Benji: I work on the Foundations team. Right now I’m concentrating on the web service APIs and improving the OpenID integration.
Matthew: Can we see something that you’ve worked on?
Benji: There’s not much to see yet. Most of my changes thus far have been bug fixes or purely internal.
Matthew: Where do you work?
Benji: I work from my home in Virginia, USA.
Matthew: What can you see from your office window?
Benji: Just the shrubs that border my lawn. Once the weather cools off a bit I want to try working from the wifi-covered park/beach near my house.
Matthew: What did you do before working at Canonical?
Benji: I worked at Zope Corporation for about 6 years, most of that time as the team lead for their main product. Before that I worked in the automotive industry, mostly writing supply chain and manufacturing software.
Matthew: How did you get into free software?
Benji: I think the first piece of open source software I used to any degree was Python 1.5. Since then open source software has slowly taken over almost every niche of my computing world.
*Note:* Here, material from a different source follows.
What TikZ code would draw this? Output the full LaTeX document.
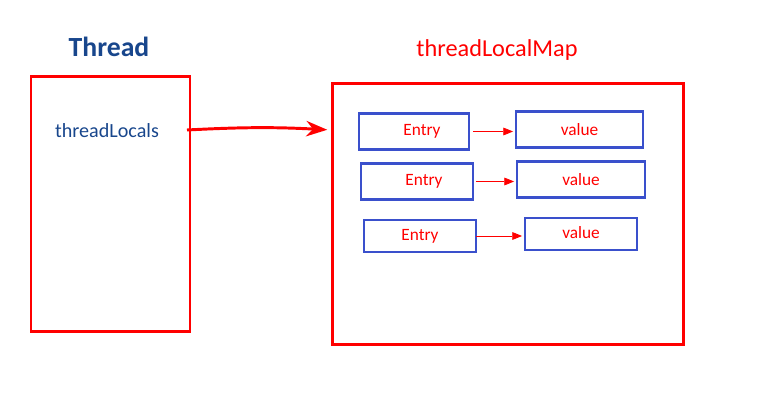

Matthew: What’s more important? Principle or pragmatism?
Benji: Pragmatism. If a thing doesn’t do what it needs to do, it’s not worth much.
However, I believe that principles are there to help us be pragmatic in a scope larger than the immediate moment. It’s not pragmatic in the long term to skimp on good design or testing just to get something out the door. Any good principal is grounded in pragmatism.
Matthew: Do you/have you contribute(d) to any free software projects?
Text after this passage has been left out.